William DeJong: The box. You’re right, we are not likely to get rid of it soon, but it is going to go. But it won't go until we get rid of the organizational structure as we know it today. Even if the teacher is no longer the dispenser of information and we embrace more student centered approaches, more hands-on learning, as long as we have 20-25 students to a teacher we will have 900 square foot boxes and lots of them. Until we embrace differentiated or alternative staffing and organizational approaches we will be stuck in the box.
       Is there a need for the box? Yes, we all have them; we call them large conference rooms. But we all need an office, the ability to collaborate in teams, a lap top computer, a place to workout and a coffeepot.  Kids are no different.We are warehousing kids because we haven't been able to come up with a better way to supervise them (along with a lot of other issues) so we try to do all of these things within the box.

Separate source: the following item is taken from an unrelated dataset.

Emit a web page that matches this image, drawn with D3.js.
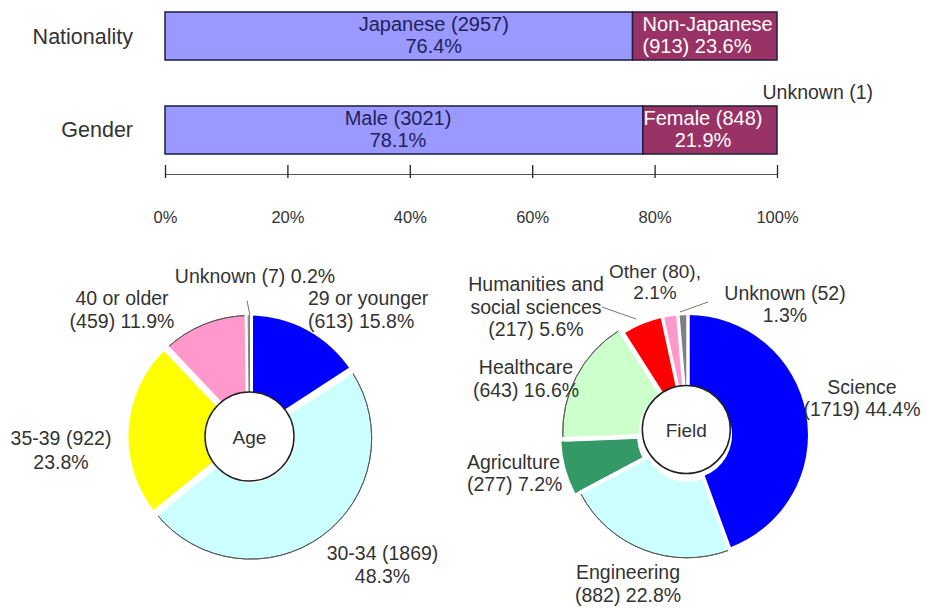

       We all know the student's classroom is his/her environment.  It is the home, the kitchen table, the bedroom, the library, the recreation center, the street, the church, the car, the park, the radio, the TV -- wherever the student learns.
       Then there is the classroom, the 900 sq. foot box.  Furniture will be come more flexible, moveable, comfortable and durable.  Technology will be ever present.  We'll be able to create individual, small group and total group spaces. Lots of natural light and artificial lighting will be better; more attention will be paid to air quality.  We'll have the ability to collaborate with the box next door and other boxes within the same area of the building.  Occasionally students will even be permitted to go outside the box to another box of comparable size that has more specialized tools.
       School will look like a cross between a home, an office building, a video arcade, a library, a fitness center and a food court all integrated.  Students will have a sense of belonging; they will have their own offices and project areas.  They will have clear objectives and a sense of accomplishment.  They will be doing meaningful work in inviting environments.  This multiple use of facilities and the multiple approaches to learning will necessitate diverse sizes of learning environments.